Problem Set 3
Options, Futures and Derivative Securities
Instructions: This problem set is due on 2/17 at 11:59 pm CST and is an individual assignment. All problems must be handwritten. Scan your work and submit a PDF file.
Problem 1 Suppose that the price of a non-dividend-paying stock is $32, its volatility is 30%, and the risk-free rate for all maturities is 5% per year. You have the following information on European call options written on the stock for different strikes and maturities:
| Strike | 25 | 30 | 35 |
|---|---|---|---|
| Expiration 6 months | 7.90 | 4.18 | 1.85 |
| Expiration 1 year | 8.92 | 5.60 | 3.28 |
Calculate the cost of setting up the following positions. In each case provide a diagram showing the relationship between payoff and profit with respect to final stock price. Use put-call parity to compute the price of the corresponding European put options. In your diagrams, indicate the cutoff prices that lead to a gain/loss.
- A bull spread using European call options with strike prices of $25 and $30 and a maturity of six months.
- A bear spread using European put options with strike prices of $25 and $30 and a maturity of six months.
- A butterfly spread using European call options with strike prices of $25, $30, and $35 and a maturity of one year.
- A butterfly spread using European put options with strike prices of $25, $30, and $35 and a maturity of one year.
- A straddle using options with a strike price of $30 and a six-month maturity.
- A strangle using options with strike prices of $30 and $35 and a six-month maturity.
Problem 2 A 4-month European put option on a non-dividend-paying stock is currently selling for $1.80. The stock price is $96, the strike price is $100, and the risk-free interest rate is 6% per year. What opportunities could an arbitrageur exploit? Think of synthesizing a negative price call.
Problem 3 A 6-month European call option on a non-dividend-paying stock is currently selling for $6.70. The stock price is $104, the strike price is $100, and the risk-free interest rate is 6% per year. What opportunities could an arbitrageur exploit? Think of synthesizing a negative price put.
Problem 4 A non-dividend paying stock trades for $200. The risk-free rate is 5% per year with continuous compounding. European call and put options with strike $200 and maturity 9 months trade for $15 and $8 per share, respectively. Is there an arbitrage opportunity? If so, how an arbitrageur would make a profit?

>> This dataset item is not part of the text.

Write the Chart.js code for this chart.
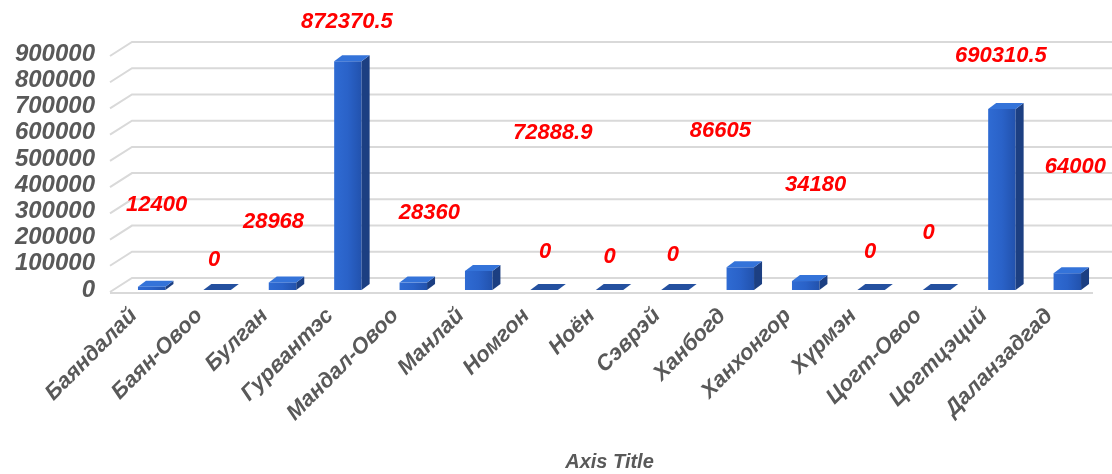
<!DOCTYPE html>
<html>
<head>
<meta charset="utf-8">
<script src="https://cdn.jsdelivr.net/npm/chart.js@4.4.1/dist/chart.umd.min.js"></script>
<style>
  html, body { margin: 0; padding: 0; background: #fff; }
  #chartDiv { width: 1112px; height: 474px; }
</style>
</head>
<body>
<div id="chartDiv"><canvas id="myChart"></canvas></div>
<script>
// soum names and values
let soums = ["Баяндалай", "Баян-Овоо", "Булган", "Гурвантэс", "Мандал-Овоо", "Манлай", "Номгон", "Ноён", "Сэврэй", "Ханбогд", "Ханхонгор", "Хүрмэн", "Цогт-Овоо", "Цогтцэций", "Даланзадгад"];
let amounts = [12400, 0, 28968, 872370.5, 28360, 72888.9, 0, 0, 0, 86605, 34180, 0, 0, 690310.5, 64000];
let valueLabels = ["12400", "0", "28968", "872370.5", "28360", "72888.9", "0", "0", "0", "86605", "34180", "0", "0", "690310.5", "64000"];
let yMax = 900000;
let yStep = 100000;

// where excel left each data label, relative to the bar top (px)
let labelShift = [[5, -82], [-3, -30], [-9, -60], [-1, -39], [16, -70], [74, -138], [1, -38], [0, -33], [-2, -35], [-20, -136], [10, -96], [-1, -38], [-8, -57], [-1, -53], [8, -106]];

let myChart = document.getElementById("myChart");
let greyText = "#595959";
let fontName = "'Liberation Sans', Arial, sans-serif";
let depthX = 22, depthY = 14;   // wall / floor depth
let barDX = 8, barDY = 6;       // bar depth

// back wall gridlines + floor, drawn before the bars
const wallPlugin = {
  id: "wall",
  beforeDatasetsDraw(chart) {
    const ctx = chart.ctx;
    const area = chart.chartArea;
    const y = chart.scales.y;
    const x0 = area.left - 9;
    ctx.save();
    ctx.strokeStyle = "#d9d9d9";
    ctx.lineWidth = 2;
    y.ticks.forEach((t) => {
      const py = y.getPixelForValue(t.value) + 2;
      ctx.beginPath();
      ctx.moveTo(x0, py);
      ctx.lineTo(x0 + depthX, py - depthY);
      ctx.lineTo(chart.width, py - depthY);
      ctx.stroke();
    });
    // front edge of the floor
    const fy = y.getPixelForValue(0) + 3;
    ctx.beginPath();
    ctx.moveTo(x0, fy);
    ctx.lineTo(area.right - 7, fy);
    ctx.stroke();
    ctx.restore();
  },
};

// turn the flat bars into excel-like 3d columns, then put the labels on
const columnPlugin = {
  id: "columns",
  afterDatasetsDraw(chart) {
    const ctx = chart.ctx;
    const meta = chart.getDatasetMeta(0);
    ctx.save();
    meta.data.forEach((bar, i) => {
      const half = bar.width / 2;
      const l = bar.x - half, r = bar.x + half;
      const top = bar.y, base = bar.base;
      // front face
      if (base - top > 0.5) {
        const g = ctx.createLinearGradient(l, 0, r, 0);
        g.addColorStop(0, "#2f6bd3");
        g.addColorStop(0.5, "#2a62c8");
        g.addColorStop(1, "#2252ad");
        ctx.fillStyle = g;
        ctx.fillRect(l, top, r - l, base - top);
        // side face
        ctx.fillStyle = "#1c3f82";
        ctx.beginPath();
        ctx.moveTo(r, top);
        ctx.lineTo(r + barDX, top - barDY);
        ctx.lineTo(r + barDX, base - barDY);
        ctx.lineTo(r, base);
        ctx.closePath();
        ctx.fill();
      }
      // top face
      ctx.fillStyle = base - top > 0.5 ? "#3473d9" : "#24509f";
      ctx.beginPath();
      ctx.moveTo(l, top);
      ctx.lineTo(l + barDX, top - barDY);
      ctx.lineTo(r + barDX, top - barDY);
      ctx.lineTo(r, top);
      ctx.closePath();
      ctx.fill();
    });

    ctx.fillStyle = "#ff0000";
    ctx.font = "italic bold 22px " + fontName;
    ctx.textAlign = "center";
    ctx.textBaseline = "middle";
    meta.data.forEach((bar, i) => {
      ctx.fillText(valueLabels[i], bar.x + labelShift[i][0], bar.y + labelShift[i][1]);
    });
    ctx.restore();
  },
};

const data = {
  labels: soums,
  datasets: [
    {
      data: amounts,
      backgroundColor: "rgba(0,0,0,0)",
      borderWidth: 0,
      barPercentage: 0.42,
      categoryPercentage: 1,
    },
  ],
};

const config = {
  type: "bar",
  data: data,
  options: {
    responsive: false,
    animation: false,
    layout: { padding: { top: 54, right: 12, left: 0, bottom: 0 } },
    plugins: { legend: { display: false }, tooltip: { enabled: false } },
    scales: {
      x: {
        grid: { display: false, drawTicks: false, tickLength: 0 },
        border: { display: false },
        ticks: {
          color: greyText,
          font: { family: fontName, size: 22, style: "italic", weight: "bold" },
          minRotation: 45,
          maxRotation: 45,
          autoSkip: false,
          padding: 13,
          labelOffset: -18,
        },
        title: {
          display: true,
          text: "Axis Title",
          color: greyText,
          font: { family: fontName, size: 20, style: "italic", weight: "bold" },
          padding: { top: 0, bottom: 0 },
        },
        afterFit: (scale) => { scale.height = 184; },
      },
      y: {
        min: 0,
        max: yMax,
        grid: { display: false, drawTicks: false, tickLength: 0 },
        border: { display: false },
        ticks: {
          stepSize: yStep,
          autoSkip: false,
          color: greyText,
          font: { family: fontName, size: 24, style: "italic", weight: "bold" },
          padding: 24,
          callback: (v) => String(v),
        },
        afterFit: (scale) => { scale.width = 119; },
      },
    },
  },
  plugins: [wallPlugin, columnPlugin],
};

myChart.width = 1112;
myChart.height = 474;
const newChart = new Chart(myChart, config);
</script>
</body>
</html>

Problem 5 A non-dividend paying stock trades for $100. The risk-free rate is 6% per year with continuous compounding. European call and put options with strike $100 and maturity 6 months trade for $15 and $13 per share, respectively. Is there an arbitrage opportunity? If so, how an arbitrageur would make a profit?
Problem 6 The price of a non-dividend paying stock is $250. The risk-free rate is 5% per year with continuous compounding. Consider a European put option with strike price $280 and maturity 1 year. What should be the price of the put if the volatility of the stock returns is zero?

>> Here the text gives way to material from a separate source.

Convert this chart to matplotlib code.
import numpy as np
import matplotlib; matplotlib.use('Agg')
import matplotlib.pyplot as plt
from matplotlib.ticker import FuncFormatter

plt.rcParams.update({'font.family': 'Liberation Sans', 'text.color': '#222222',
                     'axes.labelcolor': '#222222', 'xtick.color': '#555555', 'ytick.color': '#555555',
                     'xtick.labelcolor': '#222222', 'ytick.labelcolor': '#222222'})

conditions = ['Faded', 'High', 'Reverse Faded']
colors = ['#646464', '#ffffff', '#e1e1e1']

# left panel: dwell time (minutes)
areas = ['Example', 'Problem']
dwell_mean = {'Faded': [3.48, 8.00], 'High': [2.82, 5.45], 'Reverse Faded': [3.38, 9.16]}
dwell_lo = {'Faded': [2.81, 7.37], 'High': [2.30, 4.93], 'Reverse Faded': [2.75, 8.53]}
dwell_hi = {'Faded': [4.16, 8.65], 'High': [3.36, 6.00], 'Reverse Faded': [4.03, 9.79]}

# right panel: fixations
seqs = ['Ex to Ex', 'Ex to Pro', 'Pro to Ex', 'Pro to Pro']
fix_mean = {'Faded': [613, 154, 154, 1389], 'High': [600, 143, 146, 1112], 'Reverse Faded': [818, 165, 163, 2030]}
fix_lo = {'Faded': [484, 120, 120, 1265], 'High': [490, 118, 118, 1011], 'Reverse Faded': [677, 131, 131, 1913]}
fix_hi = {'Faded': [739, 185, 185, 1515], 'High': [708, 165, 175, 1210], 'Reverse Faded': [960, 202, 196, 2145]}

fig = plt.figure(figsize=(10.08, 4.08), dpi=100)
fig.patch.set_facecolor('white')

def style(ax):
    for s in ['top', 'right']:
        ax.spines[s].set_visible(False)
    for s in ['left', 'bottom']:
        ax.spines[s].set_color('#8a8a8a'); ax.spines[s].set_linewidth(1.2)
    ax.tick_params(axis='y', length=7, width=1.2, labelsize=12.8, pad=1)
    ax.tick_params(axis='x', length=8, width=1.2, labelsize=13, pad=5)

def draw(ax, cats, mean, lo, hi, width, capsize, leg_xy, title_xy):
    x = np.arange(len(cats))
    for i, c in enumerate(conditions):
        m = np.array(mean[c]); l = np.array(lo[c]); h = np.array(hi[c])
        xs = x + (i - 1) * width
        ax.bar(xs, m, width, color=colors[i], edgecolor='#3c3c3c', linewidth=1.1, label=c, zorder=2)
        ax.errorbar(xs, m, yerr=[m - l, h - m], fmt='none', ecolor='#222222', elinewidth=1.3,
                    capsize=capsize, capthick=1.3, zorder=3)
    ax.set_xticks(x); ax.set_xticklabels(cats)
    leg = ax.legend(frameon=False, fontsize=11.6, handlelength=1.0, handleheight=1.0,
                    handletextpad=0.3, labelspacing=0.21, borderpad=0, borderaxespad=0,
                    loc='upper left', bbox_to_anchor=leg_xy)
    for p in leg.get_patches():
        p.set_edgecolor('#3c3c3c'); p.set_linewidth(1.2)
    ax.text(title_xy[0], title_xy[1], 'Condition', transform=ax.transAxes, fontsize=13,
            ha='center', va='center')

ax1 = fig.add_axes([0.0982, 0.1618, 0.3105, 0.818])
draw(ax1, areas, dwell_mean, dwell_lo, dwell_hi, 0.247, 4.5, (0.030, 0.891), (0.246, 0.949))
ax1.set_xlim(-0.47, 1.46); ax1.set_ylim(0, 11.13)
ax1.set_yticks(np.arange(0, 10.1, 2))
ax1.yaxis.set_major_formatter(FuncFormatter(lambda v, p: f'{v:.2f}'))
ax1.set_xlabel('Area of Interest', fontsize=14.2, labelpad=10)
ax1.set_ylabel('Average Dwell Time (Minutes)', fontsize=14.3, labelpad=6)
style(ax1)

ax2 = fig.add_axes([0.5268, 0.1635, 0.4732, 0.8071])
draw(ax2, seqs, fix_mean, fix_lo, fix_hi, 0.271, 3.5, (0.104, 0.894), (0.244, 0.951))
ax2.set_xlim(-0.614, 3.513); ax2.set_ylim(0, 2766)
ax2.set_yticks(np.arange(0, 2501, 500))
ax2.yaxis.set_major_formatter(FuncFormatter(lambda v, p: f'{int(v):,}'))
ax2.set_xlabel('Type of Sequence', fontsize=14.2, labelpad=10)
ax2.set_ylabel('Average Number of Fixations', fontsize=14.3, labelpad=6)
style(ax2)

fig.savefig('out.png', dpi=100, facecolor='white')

Problem 7 What should be the price of a six-month European call option written on a non-dividend-paying stock when the stock price is $160, the strike price is $150, the risk-free rate is 10% per year, and the volatility of the stock returns is zero?
Problem 8 Consider a non-dividend paying asset. There are American and European call and put options written on this asset and available for trade. The risk-free rate is positive for all maturities. Please say whether the following statements are true or false, and briefly explain why.

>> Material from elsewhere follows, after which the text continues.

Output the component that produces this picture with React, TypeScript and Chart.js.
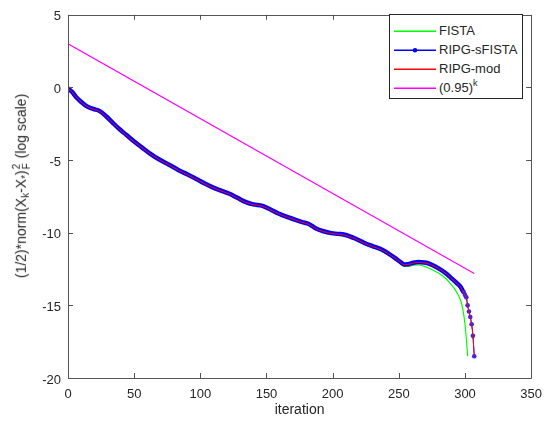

- It might be optimal to exercise early an American call option written on this asset.
- It might be optimal to exercise early an American put option written on this asset.
- The time-value of a European call written on this asset might be negative for stock prices that are high enough.
- The time-value of a European put written on this asset might be negative for stock prices that are low enough.